Elizabeth Gaither danced the Sylph, a bit carefully at this early attempt, but, with the exception of some wild and wayward arms, with a real sense of style. The choreography for the Sylph (a woodland creature who seduces a young man away from his wedding and his world) is as heartless as she is: very long variations, which the Danes call "puffy," meaning you have no time to catch your breath, and which must be danced without showing any effort whatsoever. The Sylph also has several mime speeches, which Gaither delivered clearly and conversationally.
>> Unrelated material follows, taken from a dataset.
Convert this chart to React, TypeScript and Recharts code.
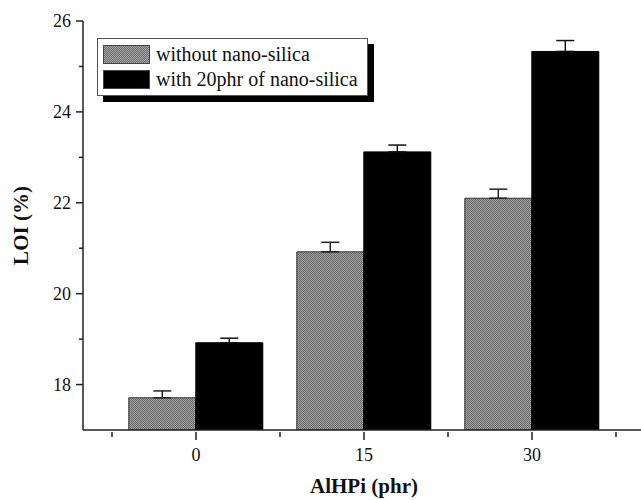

James — the prototype of a long list of ballet's Romantic heroes, the man who throws everything away for a dream, then kills the dream by touching it — was danced by a guest star from American Ballet Theatre, David Hallberg, one of the most exciting young dancers in the world today. Hallberg could take this to Copenhagen. His dancing, especially the three solos in the second act, in which James loses his inhibitions, his connection to the earth, and gradually becomes as airborne as the sylphs, were brilliantly and beautifully done. Hallberg isn't a natural Romantic, and his acting needs more subtlety, but he entered the ballet's world willingly and well.
Sorella Englund was Madge, the witch who makes everything go wrong and, in Englund's interpretation, enjoys doing so thoroughly. Englund's Madge is one of the great performances in the Danish repertory — or any other repertory today, for that matter. From the way she appears at the fireplace to warm her hands — you never see her enter; she's just there — to the way she downs the liquor offered her in exchange for telling the girls' fortunes, to the bitter delight she takes in her revenge against James, yet another in a long list of men, one feels, who have scorned her — everything has been thought through and developed over 30 years, yet seems totally spontaneous. If that weren't enough, she somehow managed to give a very powerful performance that was also totally in scale with the production and the more tentative miming of the company, and that's genius.
Both Effie (James' fiancee) and Gurn (Joel Prouty, on loan from Boston Ballet, for which Englund had staged the ballet previously) were a bit pallid, as was the corps in the first act. One of the fascinating things about watching a ballet that's been transferred from one company and tradition to another is that you learn things about the work by the transformation. The Danes are never a corps, always a group of individuals: in this case, the friends and neighbors of Effie and James. They burst into the house as though they've been there hundreds of times, they walk around comfortably, gossiping and admiring Effie's presents. Very few other ballets require the same level of individuality, and it is, as yet, a bit beyond TWB's grasp. They looked like a ballet corps, the villagers we're used to seeing in "Giselle" or "Coppelia," say: spirited and engaged, but dancers rather than specific people. The fact that the women are dressed in pale, bulky dresses rather than kilts doesn't help, and totally destroys the dramatic point of Effie's three changes of kilts to show her moving from unmarried girl, to James's bride-to-be, Gurn's wife, and, by implication, the daughter-in-law of James's mother. There can be mothers-in-law in ballet! The designs (costumes and sets by Peter Cazelet) were also borrowed from Boston Ballet and, save for the dresses and the hammock that took Gaither to Sylph Heaven at the ballet's end, were quite fine.
I wish I'd been able to see how the ballet looked after the company had danced it for a few days and had settled into it, but on opening night, the production showed a great deal of care, for which everyone involved, from stagers to dancers to company management, deserve a great deal of credit.
"La Sylphide" was followed by Lila York's "Celts," a cheery romp loosely based on Irish step dancing (but why were the men, in one section, bare-chested and dressed in red skirts?) that gave the dancers a workout and drew WHOOPS from the audience. I could see little point to it. York knows how to move dancers, but the steps themselves were simple and repeated incessantly, with little variety. My colleague George Jackson once noted that character dancing (think the Mazurka in "Swan Lake," or the reel in "La Sylphide"), so popular with audiences in the 19th century, has been replaced by modern dance, or blended all purpose dance, today, adding, as character dance once did, a contrast of weight to classical dancing. I think he has a point. Classical dancing can only be danced by very well-trained dancers; "Celts" looks like something the audience could do -- a good deal of the appeal of the Mazurka and the Reel -- but it, and its many, many cousins, are a lot less stylish than their 19th century predecessors. However, the dancers knocked themselves out and deserved the whoops, on stamina points alone.